[Records for the exercise start]
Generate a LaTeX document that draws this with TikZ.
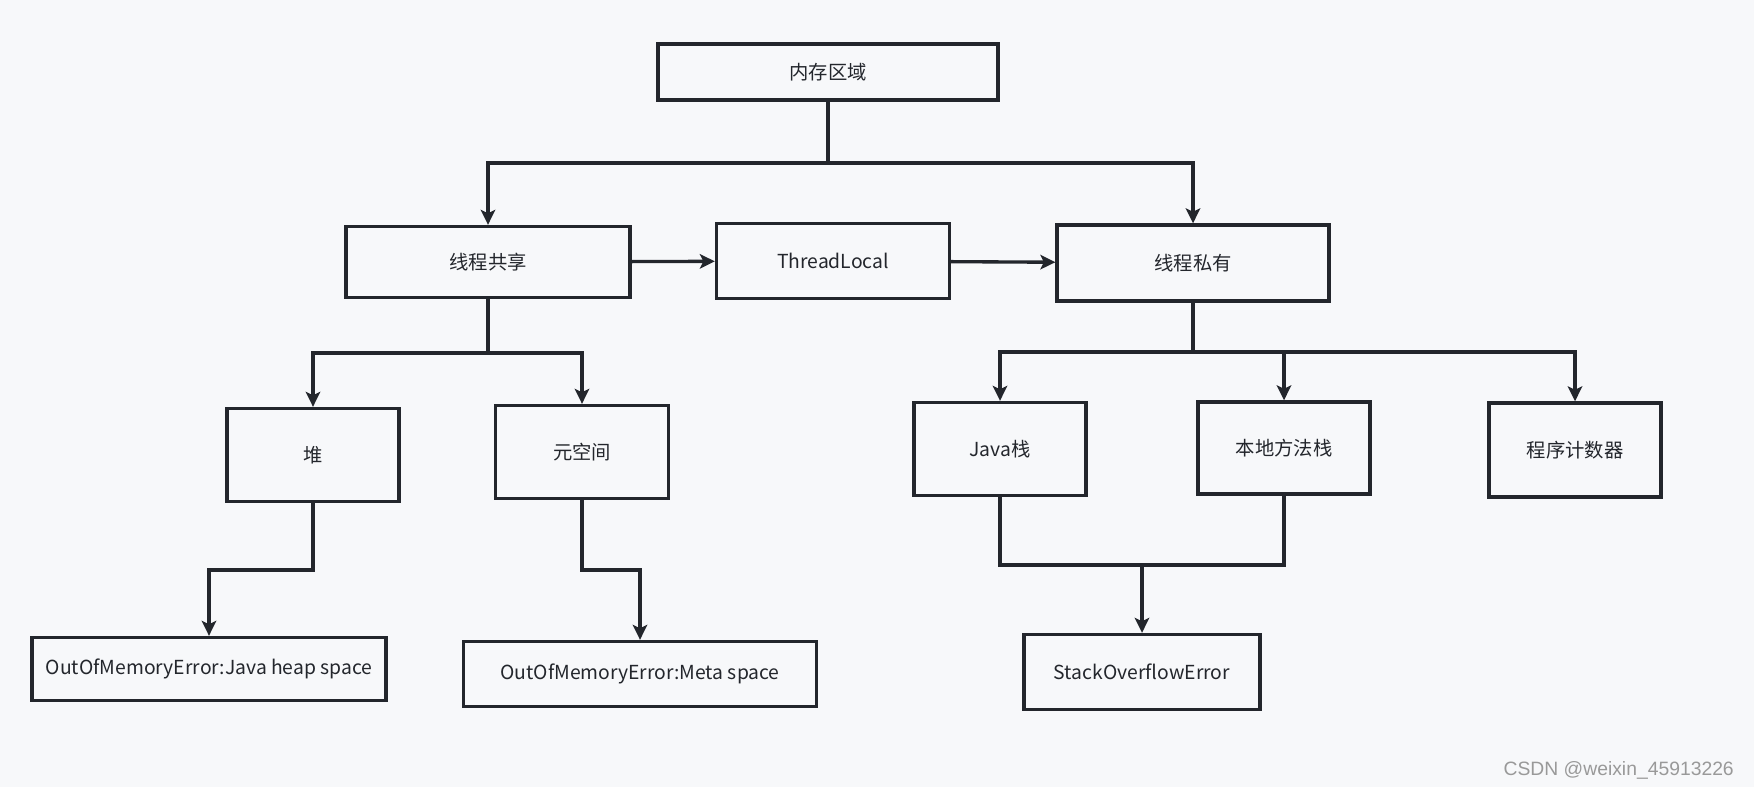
\documentclass[tikz,border=0pt]{standalone}
\usepackage{fontspec}
\setmainfont{Noto Sans CJK SC}
\newfontfamily\markfont{Liberation Sans}
\usetikzlibrary{calc,shapes,positioning}
\usetikzlibrary{arrows.meta}
\definecolor{bgcol}{HTML}{F7F8FA}
\definecolor{ink}{HTML}{23262C}
\tikzset{>={Stealth[width=2.9mm,length=3mm,inset=0.7mm]}}

\begin{document}
\begin{tikzpicture}[x=0.02cm, y=-0.02cm, font=\fontsize{11}{13}\selectfont]
          \tikzstyle{bnode} = [draw=ink, line width=1.9pt, rectangle, fill=bgcol, text=ink, inner sep = 2pt, align=center]
          \tikzstyle{link} = [draw=ink, line width=1.9pt]
          \fill[bgcol] (0,0) rectangle (1754,787);
          \useasboundingbox (0,0) rectangle (1754,787);

          % top level
          \node[bnode, minimum width=6.8cm, minimum height=1.12cm] (mem) at (828,72) {内存区域};
          \node[bnode, minimum width=5.68cm, minimum height=1.42cm] (shared) at (488,262) {线程共享};
          \node[bnode, minimum width=4.66cm, minimum height=1.5cm] (tl) at (833,261) {ThreadLocal};
          \node[bnode, minimum width=5.44cm, minimum height=1.52cm] (priv) at (1193,263) {线程私有};

          % areas
          \node[bnode, minimum width=3.44cm, minimum height=1.86cm] (heap) at (313,455) {堆};
          \node[bnode, minimum width=3.46cm, minimum height=1.86cm] (meta) at (582,452) {元空间};
          \node[bnode, minimum width=3.44cm, minimum height=1.86cm] (jstack) at (1000,449) {Java栈};
          \node[bnode, minimum width=3.44cm, minimum height=1.84cm] (native) at (1284,448) {本地方法栈};
          \node[bnode, minimum width=3.44cm, minimum height=1.88cm] (pc) at (1575,450) {程序计数器};

          % errors
          \node[bnode, minimum width=7.08cm, minimum height=1.26cm] (oomh) at (209,669) {OutOfMemoryError:Java heap space};
          \node[bnode, minimum width=7.06cm, minimum height=1.3cm] (oomm) at (640,674) {OutOfMemoryError:Meta space};
          \node[bnode, minimum width=4.72cm, minimum height=1.5cm] (soe) at (1142,672) {StackOverflowError};

          \node[text=black!40, font=\markfont\fontsize{11}{13}\selectfont, anchor=east] (mark) at (1740,770) {CSDN @weixin\_45913226};

          % connectors
          \coordinate (j1) at (828,163);
          \coordinate (j2) at (488,353);
          \coordinate (j3) at (1193,352);
          \coordinate (j4) at (313,570);
          \coordinate (j5) at (582,570);
          \coordinate (j6) at (1142,565);

          \draw[link] (mem.south) -- (j1);
          \draw[link,->] (j1) -| (shared.north);
          \draw[link,->] (j1) -| (priv.north);
          \draw[link,->] (shared) -- (tl);
          \draw[link,->] (tl) -- (priv);

          \draw[link] (shared.south) -- (j2);
          \draw[link,->] (j2) -| (heap.north);
          \draw[link,->] (j2) -| (meta.north);

          \draw[link] (priv.south) -- (j3);
          \draw[link,->] (j3) -| (jstack.north);
          \draw[link,->] (j3) -| (native.north);
          \draw[link,->] (j3) -| (pc.north);

          \draw[link,->] (heap.south) -- (j4) -| (oomh.north);
          \draw[link,->] (meta.south) -- (j5) -| (oomm.north);
          \draw[link] (jstack.south) |- (j6) -| (native.south);
          \draw[link,->] (j6) -- (soe.north);
        \end{tikzpicture}
\end{document}
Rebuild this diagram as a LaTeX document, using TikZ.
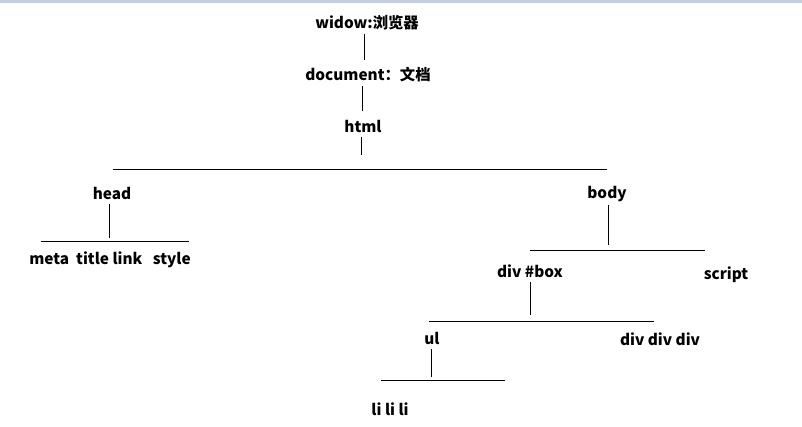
[Records for the exercise end]
Pictures in the records must not appear in the copy; transcribe everything else precisely.

Generate a LaTeX document that draws this with TikZ.
\documentclass[tikz,border=0pt]{standalone}
\usepackage{fontspec}
\setmainfont{Noto Sans CJK SC}
\newfontfamily\markfont{Liberation Sans}
\usetikzlibrary{calc,shapes,positioning}
\usetikzlibrary{arrows.meta}
\definecolor{bgcol}{HTML}{F7F8FA}
\definecolor{ink}{HTML}{23262C}
\tikzset{>={Stealth[width=2.9mm,length=3mm,inset=0.7mm]}}

\begin{document}
\begin{tikzpicture}[x=0.02cm, y=-0.02cm, font=\fontsize{11}{13}\selectfont]
          \tikzstyle{bnode} = [draw=ink, line width=1.9pt, rectangle, fill=bgcol, text=ink, inner sep = 2pt, align=center]
          \tikzstyle{link} = [draw=ink, line width=1.9pt]
          \fill[bgcol] (0,0) rectangle (1754,787);
          \useasboundingbox (0,0) rectangle (1754,787);

          % top level
          \node[bnode, minimum width=6.8cm, minimum height=1.12cm] (mem) at (828,72) {内存区域};
          \node[bnode, minimum width=5.68cm, minimum height=1.42cm] (shared) at (488,262) {线程共享};
          \node[bnode, minimum width=4.66cm, minimum height=1.5cm] (tl) at (833,261) {ThreadLocal};
          \node[bnode, minimum width=5.44cm, minimum height=1.52cm] (priv) at (1193,263) {线程私有};

          % areas
          \node[bnode, minimum width=3.44cm, minimum height=1.86cm] (heap) at (313,455) {堆};
          \node[bnode, minimum width=3.46cm, minimum height=1.86cm] (meta) at (582,452) {元空间};
          \node[bnode, minimum width=3.44cm, minimum height=1.86cm] (jstack) at (1000,449) {Java栈};
          \node[bnode, minimum width=3.44cm, minimum height=1.84cm] (native) at (1284,448) {本地方法栈};
          \node[bnode, minimum width=3.44cm, minimum height=1.88cm] (pc) at (1575,450) {程序计数器};

          % errors
          \node[bnode, minimum width=7.08cm, minimum height=1.26cm] (oomh) at (209,669) {OutOfMemoryError:Java heap space};
          \node[bnode, minimum width=7.06cm, minimum height=1.3cm] (oomm) at (640,674) {OutOfMemoryError:Meta space};
          \node[bnode, minimum width=4.72cm, minimum height=1.5cm] (soe) at (1142,672) {StackOverflowError};

          \node[text=black!40, font=\markfont\fontsize{11}{13}\selectfont, anchor=east] (mark) at (1740,770) {CSDN @weixin\_45913226};

          % connectors
          \coordinate (j1) at (828,163);
          \coordinate (j2) at (488,353);
          \coordinate (j3) at (1193,352);
          \coordinate (j4) at (313,570);
          \coordinate (j5) at (582,570);
          \coordinate (j6) at (1142,565);

          \draw[link] (mem.south) -- (j1);
          \draw[link,->] (j1) -| (shared.north);
          \draw[link,->] (j1) -| (priv.north);
          \draw[link,->] (shared) -- (tl);
          \draw[link,->] (tl) -- (priv);

          \draw[link] (shared.south) -- (j2);
          \draw[link,->] (j2) -| (heap.north);
          \draw[link,->] (j2) -| (meta.north);

          \draw[link] (priv.south) -- (j3);
          \draw[link,->] (j3) -| (jstack.north);
          \draw[link,->] (j3) -| (native.north);
          \draw[link,->] (j3) -| (pc.north);

          \draw[link,->] (heap.south) -- (j4) -| (oomh.north);
          \draw[link,->] (meta.south) -- (j5) -| (oomm.north);
          \draw[link] (jstack.south) |- (j6) -| (native.south);
          \draw[link,->] (j6) -- (soe.north);
        \end{tikzpicture}
\end{document}
Rebuild this diagram as a LaTeX document, using TikZ.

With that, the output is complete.